Boquete might be most famous for its vast number of American retirees, drawing in hordes after AARP published a report naming it one of the best places in the world to retire.
Its reputation as a great place for the aged frequently overshadows another reality. Boquete is a true hidden gem of an adventure destination and provides some of the best things to do in Panama. With powerful rivers, steep mountains, and brisk breezes, it’d be tough to find a place more blessed with natural attractions. Whether you want to go river rafting, rock climbing, hiking, horseback riding, canyoning, waterfall rappelling and so much more – Boquete has it!
On top of all those adrenaline-inspiring activities, Boquete is home to amazingly fertile farms (and arguably the best coffee in Central America), and is just a few hours drive from some outstanding islands and beaches. It’s also one of the best places in Central America to learn Spanish, as it is extremely safe, easy to navigate, full of fun activities, and host to an amazing language program.
It is a town that truly has it all.
So if you’ve got just a week in Boquete, how should you spend it? By checking out a bit of all of Boquete’s beautiful offerings.
Get your sweat on by hiking Caldera Canyon
The Caldera Canyon hike was tough, going down and coming back up. The heat and humidity gave me a serious beating, and the steep grade of the hill made even the descent really difficult and slow-going.
But once I reached the bottom, all my hard work was worth it. Dripping with sweat, heart pumping, chest heaving – it felt amazing to strip my clothes off and jump into the cool freshwater pool that awaited!
The water of the pool was so clear that I could see all the way to the bottom, even at the deepest point. Seemingly strategically placed rocks were perfect for those brave enough to attempt cliff jumping, though I only chanced the smaller of the options. Yes, I’m a bit of a wimp.
Tour a coffee plantation
Boquete is known for its amazing coffee, and many of the locals are involved in its production in one way or another. Touring a coffee farm made me much more appreciative of all the work that goes into my morning cup of joe.
The coffee beans have to be carefully tended to while growing on the plant, picked, sorted, fermented, dried, processed, roasted, ground, and brewed. Whoa!
The coffee plantation tour visited Señor Tito’s Finca la Milagrosa, which produces 100% organic specialty coffee and is known for the famous Geisha coffee. The hands-on attention to each step of the process, and the very small batches were surprising to me. I had imagined coffee production as somewhat like a factory, very sterile, boring, and regimented. What I witnesses at Finca la Milagrosa was more like pure artistry.
Check out beautiful beaches in the Chiriqui Gulf
When I visited Boquete, I thought I’d left my beach days behind me in Bocas del Toro. Was I ever wrong!

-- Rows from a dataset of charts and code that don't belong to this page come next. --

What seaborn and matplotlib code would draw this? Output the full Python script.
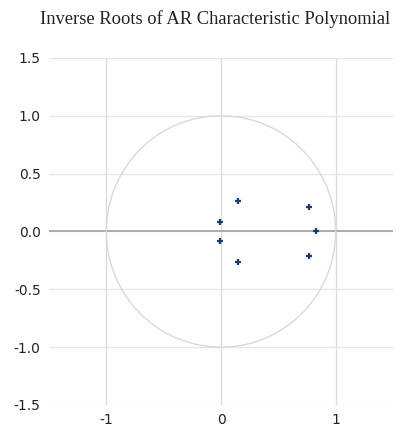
import matplotlib
matplotlib.use("Agg")
import matplotlib.pyplot as plt
import seaborn as sns
import numpy as np
import pandas as pd

# Inverse roots (real, imaginary)
root_real = [0.15, 0.15, 0.77, 0.77, -0.01, -0.01, 0.83]
root_imag = [0.26, -0.26, 0.21, -0.21, 0.08, -0.08, 0.0]
x_ticks = [-1, 0, 1]
y_ticks = [-1.5, -1.0, -0.5, 0.0, 0.5, 1.0, 1.5]
title = "Inverse Roots of AR Characteristic Polynomial"

df = pd.DataFrame({"re": root_real, "im": root_imag})

sns.set_style("white")
fig = plt.figure(figsize=(4.03, 4.29), dpi=100)
ax = fig.add_axes([0.1216, 0.056, 0.8536, 0.809])

for v in x_ticks:
    ax.axvline(v, color="#dcdcdc", lw=1.0, zorder=0)
for v in y_ticks:
    ax.axhline(v, color="#e6e6e6", lw=1.0, zorder=0)
ax.axhline(0, color="#a0a0a0", lw=1.2, zorder=1)

theta = np.linspace(0, 2 * np.pi, 400)
ax.plot(np.cos(theta), np.sin(theta), color="#d9d9d9", lw=1.0, zorder=1)

sns.scatterplot(data=df, x="re", y="im", marker="+", color="#1c3a78",
                s=18, linewidth=1.6, ax=ax, zorder=3)

ax.set_xlim(-1.5, 1.5)
ax.set_ylim(-1.5, 1.5)
ax.set_xticks(x_ticks)
ax.set_xticklabels([str(v) for v in x_ticks])
ax.set_yticks(y_ticks)
ax.set_yticklabels([f"{v:.1f}" for v in y_ticks])
ax.tick_params(length=0, labelsize=10, colors="#222222", pad=6)
for lab in ax.get_xticklabels() + ax.get_yticklabels():
    lab.set_family("DejaVu Sans")
ax.set_xlabel("")
ax.set_ylabel("")
for s in ax.spines.values():
    s.set_visible(False)

fig.text(0.535, 0.955, title, ha="center", va="center",
         family="Liberation Serif", fontsize=13.3, color="#222222")

fig.savefig("out.png", dpi=100)
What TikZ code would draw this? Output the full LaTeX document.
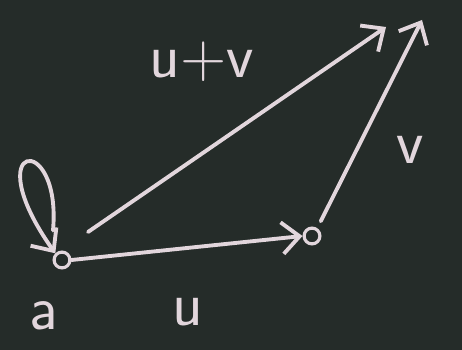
\documentclass[tikz,border=0pt]{standalone}
\usepackage{tikz}
\usetikzlibrary{arrows.meta}
\definecolor{board}{RGB}{37,44,41}
\definecolor{chalkc}{RGB}{226,214,220}
\tikzset{
    chalk/.style={draw=chalkc, line width=2.2pt, line cap=round, line join=round},
    chalkarrow/.style={chalk, -{Straight Barb[length=10pt, width=18pt, line width=2.2pt]}},
    pt/.style={circle, draw=chalkc, line width=1.8pt, inner sep=0pt, minimum size=9pt},
    lbl/.style={text=chalkc, font=\sffamily\fontsize{36}{38}\selectfont}
}

\begin{document}
\begin{tikzpicture}[x=0.02cm, y=-0.02cm]
    % Board
    \fill[board] (0,0) rectangle (462,350);
    \useasboundingbox (0,0) rectangle (462,350);

    % Points
    \node[pt] (a) at (62,260) {};
    \node[pt] (b) at (312,236) {};
    \coordinate (c) at (422,20);
    \coordinate (s) at (386,27);
    \coordinate (s0) at (88,232);

    % Vector u
    \draw[chalkarrow] (a.east) -- (b.west);
    \node[lbl] (ulbl) at (188,312) {u};

    % Vector v
    \draw[chalkarrow] (b.north east) ++(2,-8) -- (c);
    \node[lbl] (vlbl) at (410,150) {v};

    % Sum u+v
    \draw[chalkarrow] (s0) -- (s);
    \node[lbl] (slbl) at (202,62) {u+v};

    % Loop at a
    \draw[chalkarrow] (a.north) ++(-9,-20) .. controls (62,130) and (-25,140) .. (a.north west);
    \node[lbl] (albl) at (44,316) {a};
\end{tikzpicture}
\end{document}
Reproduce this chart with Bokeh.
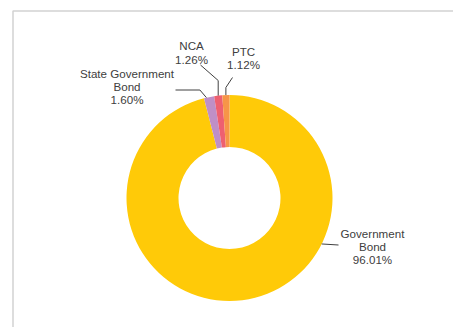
import math
from bokeh.plotting import figure
from bokeh.models import Range1d, ColumnDataSource
from bokeh.embed import file_html
from bokeh.resources import INLINE
from bokeh.core.properties import value

# ---- data ----
categories = ["Government Bond", "State Government Bond", "NCA", "PTC"]
label_lines = [["Government", "Bond"], ["State Government", "Bond"], ["NCA"], ["PTC"]]
shares = [96.01, 1.60, 1.26, 1.12]
pct_labels = ["96.01%", "1.60%", "1.26%", "1.12%"]
colors = ["#FFCA08", "#BF8FC6", "#EE6070", "#F79548"]

# ---- layout (pixel-like coordinates; data y = 327 - page y) ----
W, H = 453, 327
p = figure(width=W, height=H, output_backend="svg", toolbar_location=None,
           x_range=Range1d(0, W), y_range=Range1d(0, H),
           min_border=0, min_border_left=0, min_border_right=0,
           min_border_top=0, min_border_bottom=0)
p.axis.visible = False
p.grid.visible = False
p.outline_line_color = None
p.background_fill_color = "white"

def Y(py):
    return H - py

# container border
p.line(x=[12.5, 12.5, 460], y=[Y(335), Y(10.5), Y(10.5)], line_color="#d2d2d2", line_width=1.5)

cx, cy = 229, Y(197.5)
R_out, R_in = 103, 51

total = sum(shares)
cum = [0.0]
for s in shares:
    cum.append(cum[-1] + s / total)
start = [math.pi / 2 - cum[i + 1] * 2 * math.pi for i in range(len(shares))]
end = [math.pi / 2 - cum[i] * 2 * math.pi for i in range(len(shares))]

src = ColumnDataSource(dict(start=start, end=end, color=colors))
p.annular_wedge(x=cx, y=cy, inner_radius=R_in, outer_radius=R_out,
                start_angle="start", end_angle="end", color="color",
                line_color=None, source=src)

def polar(angle_from_top_cw, r):
    a = math.radians(angle_from_top_cw)
    return cx + r * math.sin(a), cy + r * math.cos(a)

mid_cw = [(cum[i] + cum[i + 1]) / 2 * 360 for i in range(len(shares))]
lead_angle = [116.5, mid_cw[1] - 1.5, mid_cw[2], mid_cw[3]]

txt_font = value("Liberation Sans")
fs = "11.6px"
tcol = "#404040"
lcol = "#404040"

def label(xc, ys, lines):
    p.text(x=[xc] * len(lines), y=[Y(v) for v in ys], text=lines,
           text_font=txt_font, text_font_size=fs, text_color=tcol,
           text_align="center", text_baseline="middle")

# Government Bond
x0, y0 = polar(lead_angle[0], R_out)
p.line(x=[x0, 338], y=[y0, Y(244.5)], line_color=lcol, line_width=1)
label(372, [233, 245.5, 258.5], label_lines[0] + [pct_labels[0]])

# State Government Bond
x0, y0 = polar(lead_angle[1], R_out)
p.line(x=[x0, x0 - 6.5, 175], y=[y0, Y(89.5), Y(89.5)], line_color=lcol, line_width=1)
label(126.5, [73, 86, 99], label_lines[1] + [pct_labels[1]])

# NCA
x0, y0 = polar(lead_angle[2], R_out)
p.line(x=[x0, x0, 200], y=[y0, Y(80), Y(64.5)], line_color=lcol, line_width=1)
label(191, [45, 58.5], label_lines[2] + [pct_labels[2]])

# PTC
x0, y0 = polar(lead_angle[3], R_out)
p.line(x=[x0, x0, 232], y=[y0, Y(87), Y(77)], line_color=lcol, line_width=1)
label(243, [50.5, 63.5], label_lines[3] + [pct_labels[3]])

open("out.html", "w").write(file_html(p, INLINE))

One of the most beautiful beaches I visited during my stay in Panama was actually from my base in Boquete! With just a few hours in a comfortable van and a fun boat ride later, I found myself on a tiny, beautiful tropical island in the middle of the Chiriqui Gulf.
With just a few other people on the island, I could look out to the sea and seriously imagine I was a real castaway with the beach to myself. Only my situation was a lot better than being stranded, as a cooler full of refreshments and snacks awaited me.
Snorkel-lovers will be especially pleased, as friendly turtles and many species of fish await in the crystal clear waters. Sunbathers and swimmers won’t be disappointed either, as the soft swaying of the palm trees and ridiculously blue sea can’t help but put you to ease.
Brush up on your Spanish
I know what you’re thinking. Studying while on a trip? Ugh. But improving your language skills is an awesome way to leave a trip even better than you started it. And nothing gives you a sense of accomplishment like being able to apply your new skills in the real world, striking up conversations with locals and actually understanding.
Panama is one of the best countries in the world to learn or improve your Spanish. In general, Panamanians speak slowly, have an easily understandable accent, and don’t use too much slang. It’s a newbie Spanish speaker’s dream! Add to that low prices for an outstanding program taught by highly educated teachers and it’s even tougher to beat.
Habla Ya in Boquete has intensive group classes in the afternoon for 4 hours a day, or private classes scheduled to fit each student’s need. As a complete language learning dunce, I was worried about how I’d fare. Luckily, I found the group classes so fun and engaging that after a week I was shocked to find my language skills improved more than in 6 semesters of school!